### Charts and diagrams as code:
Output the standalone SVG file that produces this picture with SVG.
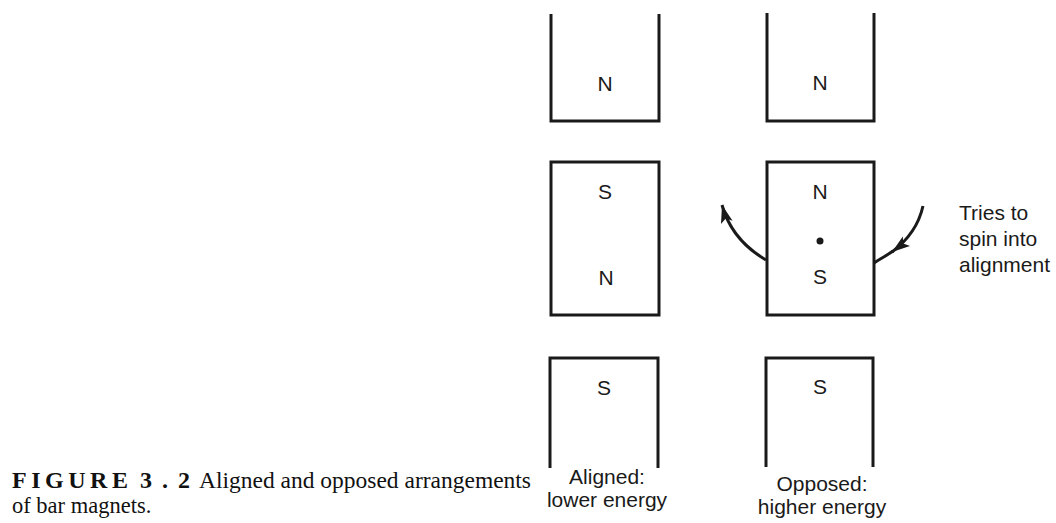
<svg xmlns="http://www.w3.org/2000/svg" width="1056" height="523" viewBox="0 0 1056 523">
<style>
.mag{fill:none;stroke:#1a1a1a;stroke-width:3;stroke-linejoin:miter;stroke-linecap:butt}
.lbl{font-family:"Liberation Sans",Arial,sans-serif;font-size:21px;fill:#1a1a1a;text-anchor:middle}
.side{font-family:"Liberation Sans",Arial,sans-serif;font-size:21px;fill:#1a1a1a}
.cap{font-family:"Liberation Serif","Times New Roman",serif;font-size:22.5px;fill:#111}
.capb{font-family:"Liberation Serif","Times New Roman",serif;font-size:24px;font-weight:bold;fill:#111}
.arr{fill:none;stroke:#1a1a1a;stroke-width:3}
</style>
<defs>
<marker id="ah" markerUnits="userSpaceOnUse" markerWidth="20" markerHeight="14" refX="18" refY="7" orient="auto">
<path d="M0,1 L18,7 L0,13 L4,7 Z" fill="#1a1a1a"/>
</marker>
</defs>
<rect width="1056" height="523" fill="#fff"/>

<g id="aligned-top">
<path class="mag" d="M551,14 V121 H659 V14"/>
<text class="lbl" x="605" y="91">N</text>
</g>
<g id="aligned-middle">
<rect class="mag" x="551" y="162" width="108" height="153"/>
<text class="lbl" x="605" y="199">S</text>
<text class="lbl" x="606" y="285">N</text>
</g>
<g id="aligned-bottom">
<path class="mag" d="M550,468 V358 H658 V468"/>
<text class="lbl" x="604" y="395">S</text>
<text class="lbl" x="607" y="484">Aligned:</text>
<text class="lbl" x="607" y="507">lower energy</text>
</g>

<g id="opposed-top">
<path class="mag" d="M767,13 V121 H874 V13"/>
<text class="lbl" x="820" y="90">N</text>
</g>
<g id="opposed-middle">
<rect class="mag" x="767" y="162" width="107" height="153"/>
<text class="lbl" x="820" y="199">N</text>
<circle cx="820" cy="241" r="3.5" fill="#1a1a1a"/>
<text class="lbl" x="820" y="284">S</text>
</g>
<g id="opposed-bottom">
<path class="mag" d="M766,467 V358 H873 V467"/>
<text class="lbl" x="820" y="394">S</text>
<text class="lbl" x="822" y="491">Opposed:</text>
<text class="lbl" x="822" y="514">higher energy</text>
</g>

<g id="connectors">
<path class="arr" d="M766,260 C749,250 730,234 722,205" marker-end="url(#ah)"/>
<path class="arr" d="M923,206 C919,224 908,240 892,252" marker-end="url(#ah)"/>
<path class="arr" d="M893,251 C886,256 880,259 874,263"/>
</g>

<g id="note">
<text class="side" x="959" y="220">Tries to</text>
<text class="side" x="959" y="246">spin into</text>
<text class="side" x="959" y="272">alignment</text>
</g>

<g id="caption">
<text class="capb" x="12" y="488" textLength="116" lengthAdjust="spacing">FIGURE</text>
<text class="capb" x="140" y="488" textLength="50" lengthAdjust="spacing">3.2</text>
<text class="cap" x="199" y="488" textLength="332" lengthAdjust="spacingAndGlyphs">Aligned and opposed arrangements</text>
<text class="cap" x="12" y="513">of bar magnets.</text>
</g>
</svg>
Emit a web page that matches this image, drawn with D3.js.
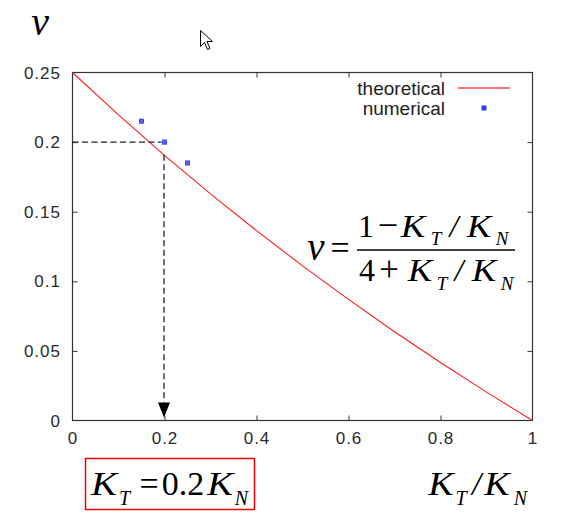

### TASK DESCRIPTION:
Copy out all the data without changing anything, and drop the pictures.

### SOLUTION:
Output the standalone SVG file that produces this picture with SVG.
<svg xmlns="http://www.w3.org/2000/svg" width="1056" height="523" viewBox="0 0 1056 523">
<style>
.mag{fill:none;stroke:#1a1a1a;stroke-width:3;stroke-linejoin:miter;stroke-linecap:butt}
.lbl{font-family:"Liberation Sans",Arial,sans-serif;font-size:21px;fill:#1a1a1a;text-anchor:middle}
.side{font-family:"Liberation Sans",Arial,sans-serif;font-size:21px;fill:#1a1a1a}
.cap{font-family:"Liberation Serif","Times New Roman",serif;font-size:22.5px;fill:#111}
.capb{font-family:"Liberation Serif","Times New Roman",serif;font-size:24px;font-weight:bold;fill:#111}
.arr{fill:none;stroke:#1a1a1a;stroke-width:3}
</style>
<defs>
<marker id="ah" markerUnits="userSpaceOnUse" markerWidth="20" markerHeight="14" refX="18" refY="7" orient="auto">
<path d="M0,1 L18,7 L0,13 L4,7 Z" fill="#1a1a1a"/>
</marker>
</defs>
<rect width="1056" height="523" fill="#fff"/>

<g id="aligned-top">
<path class="mag" d="M551,14 V121 H659 V14"/>
<text class="lbl" x="605" y="91">N</text>
</g>
<g id="aligned-middle">
<rect class="mag" x="551" y="162" width="108" height="153"/>
<text class="lbl" x="605" y="199">S</text>
<text class="lbl" x="606" y="285">N</text>
</g>
<g id="aligned-bottom">
<path class="mag" d="M550,468 V358 H658 V468"/>
<text class="lbl" x="604" y="395">S</text>
<text class="lbl" x="607" y="484">Aligned:</text>
<text class="lbl" x="607" y="507">lower energy</text>
</g>

<g id="opposed-top">
<path class="mag" d="M767,13 V121 H874 V13"/>
<text class="lbl" x="820" y="90">N</text>
</g>
<g id="opposed-middle">
<rect class="mag" x="767" y="162" width="107" height="153"/>
<text class="lbl" x="820" y="199">N</text>
<circle cx="820" cy="241" r="3.5" fill="#1a1a1a"/>
<text class="lbl" x="820" y="284">S</text>
</g>
<g id="opposed-bottom">
<path class="mag" d="M766,467 V358 H873 V467"/>
<text class="lbl" x="820" y="394">S</text>
<text class="lbl" x="822" y="491">Opposed:</text>
<text class="lbl" x="822" y="514">higher energy</text>
</g>

<g id="connectors">
<path class="arr" d="M766,260 C749,250 730,234 722,205" marker-end="url(#ah)"/>
<path class="arr" d="M923,206 C919,224 908,240 892,252" marker-end="url(#ah)"/>
<path class="arr" d="M893,251 C886,256 880,259 874,263"/>
</g>

<g id="note">
<text class="side" x="959" y="220">Tries to</text>
<text class="side" x="959" y="246">spin into</text>
<text class="side" x="959" y="272">alignment</text>
</g>

<g id="caption">
<text class="capb" x="12" y="488" textLength="116" lengthAdjust="spacing">FIGURE</text>
<text class="capb" x="140" y="488" textLength="50" lengthAdjust="spacing">3.2</text>
<text class="cap" x="199" y="488" textLength="332" lengthAdjust="spacingAndGlyphs">Aligned and opposed arrangements</text>
<text class="cap" x="12" y="513">of bar magnets.</text>
</g>
</svg>
Emit a web page that matches this image, drawn with D3.js.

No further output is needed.